EXERCISE:
Repeat each line of the material below exactly as it appears, minus any pictures.

────

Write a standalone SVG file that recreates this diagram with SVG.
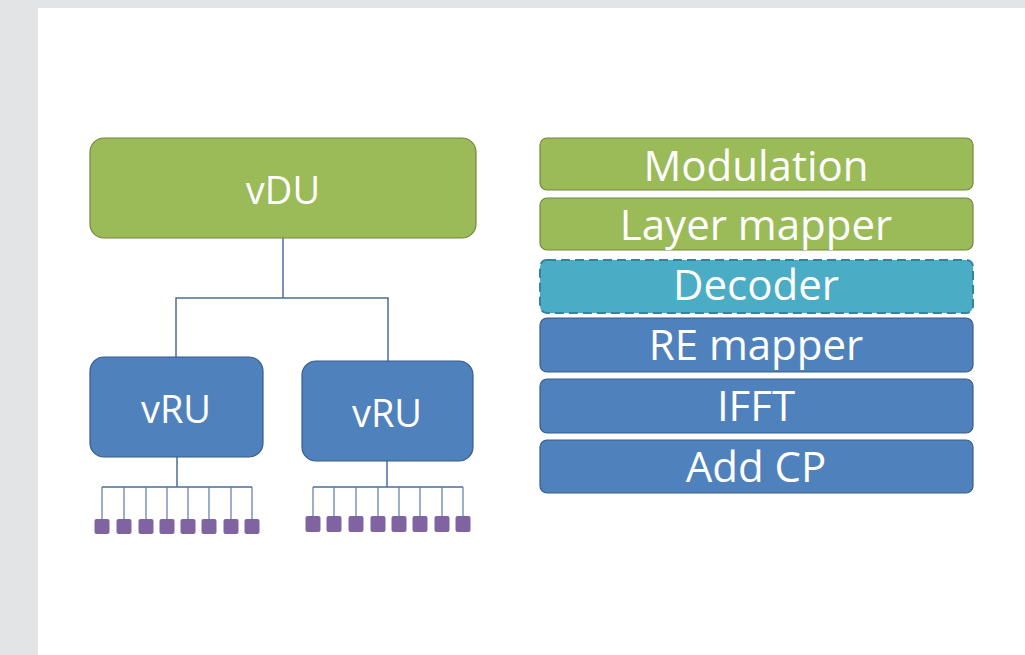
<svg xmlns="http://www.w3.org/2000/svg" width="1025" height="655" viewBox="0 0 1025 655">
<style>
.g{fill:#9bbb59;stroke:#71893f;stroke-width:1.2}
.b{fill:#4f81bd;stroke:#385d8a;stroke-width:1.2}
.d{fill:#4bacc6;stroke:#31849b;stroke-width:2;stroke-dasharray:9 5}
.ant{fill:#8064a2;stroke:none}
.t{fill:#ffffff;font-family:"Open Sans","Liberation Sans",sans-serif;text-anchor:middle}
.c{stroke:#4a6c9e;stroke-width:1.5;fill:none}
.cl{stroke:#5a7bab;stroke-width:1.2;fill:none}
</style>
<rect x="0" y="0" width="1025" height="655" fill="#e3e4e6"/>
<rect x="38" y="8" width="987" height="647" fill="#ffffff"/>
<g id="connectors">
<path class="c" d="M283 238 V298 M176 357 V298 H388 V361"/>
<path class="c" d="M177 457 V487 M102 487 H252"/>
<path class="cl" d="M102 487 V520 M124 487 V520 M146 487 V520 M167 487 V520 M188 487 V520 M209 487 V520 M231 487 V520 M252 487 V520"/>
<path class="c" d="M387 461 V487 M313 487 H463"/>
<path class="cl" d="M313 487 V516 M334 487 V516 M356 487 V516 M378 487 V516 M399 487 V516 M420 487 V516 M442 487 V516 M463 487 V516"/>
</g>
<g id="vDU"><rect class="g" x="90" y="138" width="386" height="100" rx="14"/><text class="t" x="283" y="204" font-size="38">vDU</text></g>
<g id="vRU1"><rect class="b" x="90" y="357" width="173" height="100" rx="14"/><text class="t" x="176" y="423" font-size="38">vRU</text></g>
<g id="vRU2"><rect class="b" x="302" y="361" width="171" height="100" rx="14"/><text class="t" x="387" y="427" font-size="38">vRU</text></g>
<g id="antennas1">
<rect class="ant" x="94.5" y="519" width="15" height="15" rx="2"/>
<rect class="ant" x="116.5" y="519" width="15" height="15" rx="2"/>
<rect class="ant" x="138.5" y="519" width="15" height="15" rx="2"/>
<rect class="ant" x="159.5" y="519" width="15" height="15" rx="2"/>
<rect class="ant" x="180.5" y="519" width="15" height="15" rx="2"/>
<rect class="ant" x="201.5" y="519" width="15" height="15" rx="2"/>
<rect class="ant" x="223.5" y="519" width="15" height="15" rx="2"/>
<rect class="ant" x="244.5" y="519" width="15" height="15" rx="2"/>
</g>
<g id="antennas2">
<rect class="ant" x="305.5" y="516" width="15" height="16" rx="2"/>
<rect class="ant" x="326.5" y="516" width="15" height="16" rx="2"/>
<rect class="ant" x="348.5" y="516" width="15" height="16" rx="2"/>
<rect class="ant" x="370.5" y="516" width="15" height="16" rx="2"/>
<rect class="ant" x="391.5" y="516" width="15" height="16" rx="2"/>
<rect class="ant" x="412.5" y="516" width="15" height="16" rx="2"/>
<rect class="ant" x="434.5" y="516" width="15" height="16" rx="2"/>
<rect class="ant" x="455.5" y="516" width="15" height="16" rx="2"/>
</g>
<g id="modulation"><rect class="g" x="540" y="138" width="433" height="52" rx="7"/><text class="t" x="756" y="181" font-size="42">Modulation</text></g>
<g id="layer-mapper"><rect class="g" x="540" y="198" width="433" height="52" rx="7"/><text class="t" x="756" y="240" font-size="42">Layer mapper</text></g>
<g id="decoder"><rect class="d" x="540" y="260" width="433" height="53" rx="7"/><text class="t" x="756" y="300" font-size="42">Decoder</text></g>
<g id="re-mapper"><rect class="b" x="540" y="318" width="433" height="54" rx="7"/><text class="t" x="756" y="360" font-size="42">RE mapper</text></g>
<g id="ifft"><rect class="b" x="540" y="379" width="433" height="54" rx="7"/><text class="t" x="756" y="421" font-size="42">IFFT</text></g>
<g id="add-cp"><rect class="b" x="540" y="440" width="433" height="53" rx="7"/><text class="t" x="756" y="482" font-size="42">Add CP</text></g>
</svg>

────

RESULT OF THIS TASK:
Write a standalone SVG file that recreates this diagram with SVG.
<svg xmlns="http://www.w3.org/2000/svg" width="1025" height="655" viewBox="0 0 1025 655">
<style>
.g{fill:#9bbb59;stroke:#71893f;stroke-width:1.2}
.b{fill:#4f81bd;stroke:#385d8a;stroke-width:1.2}
.d{fill:#4bacc6;stroke:#31849b;stroke-width:2;stroke-dasharray:9 5}
.ant{fill:#8064a2;stroke:none}
.t{fill:#ffffff;font-family:"Open Sans","Liberation Sans",sans-serif;text-anchor:middle}
.c{stroke:#4a6c9e;stroke-width:1.5;fill:none}
.cl{stroke:#5a7bab;stroke-width:1.2;fill:none}
</style>
<rect x="0" y="0" width="1025" height="655" fill="#e3e4e6"/>
<rect x="38" y="8" width="987" height="647" fill="#ffffff"/>
<g id="connectors">
<path class="c" d="M283 238 V298 M176 357 V298 H388 V361"/>
<path class="c" d="M177 457 V487 M102 487 H252"/>
<path class="cl" d="M102 487 V520 M124 487 V520 M146 487 V520 M167 487 V520 M188 487 V520 M209 487 V520 M231 487 V520 M252 487 V520"/>
<path class="c" d="M387 461 V487 M313 487 H463"/>
<path class="cl" d="M313 487 V516 M334 487 V516 M356 487 V516 M378 487 V516 M399 487 V516 M420 487 V516 M442 487 V516 M463 487 V516"/>
</g>
<g id="vDU"><rect class="g" x="90" y="138" width="386" height="100" rx="14"/><text class="t" x="283" y="204" font-size="38">vDU</text></g>
<g id="vRU1"><rect class="b" x="90" y="357" width="173" height="100" rx="14"/><text class="t" x="176" y="423" font-size="38">vRU</text></g>
<g id="vRU2"><rect class="b" x="302" y="361" width="171" height="100" rx="14"/><text class="t" x="387" y="427" font-size="38">vRU</text></g>
<g id="antennas1">
<rect class="ant" x="94.5" y="519" width="15" height="15" rx="2"/>
<rect class="ant" x="116.5" y="519" width="15" height="15" rx="2"/>
<rect class="ant" x="138.5" y="519" width="15" height="15" rx="2"/>
<rect class="ant" x="159.5" y="519" width="15" height="15" rx="2"/>
<rect class="ant" x="180.5" y="519" width="15" height="15" rx="2"/>
<rect class="ant" x="201.5" y="519" width="15" height="15" rx="2"/>
<rect class="ant" x="223.5" y="519" width="15" height="15" rx="2"/>
<rect class="ant" x="244.5" y="519" width="15" height="15" rx="2"/>
</g>
<g id="antennas2">
<rect class="ant" x="305.5" y="516" width="15" height="16" rx="2"/>
<rect class="ant" x="326.5" y="516" width="15" height="16" rx="2"/>
<rect class="ant" x="348.5" y="516" width="15" height="16" rx="2"/>
<rect class="ant" x="370.5" y="516" width="15" height="16" rx="2"/>
<rect class="ant" x="391.5" y="516" width="15" height="16" rx="2"/>
<rect class="ant" x="412.5" y="516" width="15" height="16" rx="2"/>
<rect class="ant" x="434.5" y="516" width="15" height="16" rx="2"/>
<rect class="ant" x="455.5" y="516" width="15" height="16" rx="2"/>
</g>
<g id="modulation"><rect class="g" x="540" y="138" width="433" height="52" rx="7"/><text class="t" x="756" y="181" font-size="42">Modulation</text></g>
<g id="layer-mapper"><rect class="g" x="540" y="198" width="433" height="52" rx="7"/><text class="t" x="756" y="240" font-size="42">Layer mapper</text></g>
<g id="decoder"><rect class="d" x="540" y="260" width="433" height="53" rx="7"/><text class="t" x="756" y="300" font-size="42">Decoder</text></g>
<g id="re-mapper"><rect class="b" x="540" y="318" width="433" height="54" rx="7"/><text class="t" x="756" y="360" font-size="42">RE mapper</text></g>
<g id="ifft"><rect class="b" x="540" y="379" width="433" height="54" rx="7"/><text class="t" x="756" y="421" font-size="42">IFFT</text></g>
<g id="add-cp"><rect class="b" x="540" y="440" width="433" height="53" rx="7"/><text class="t" x="756" y="482" font-size="42">Add CP</text></g>
</svg>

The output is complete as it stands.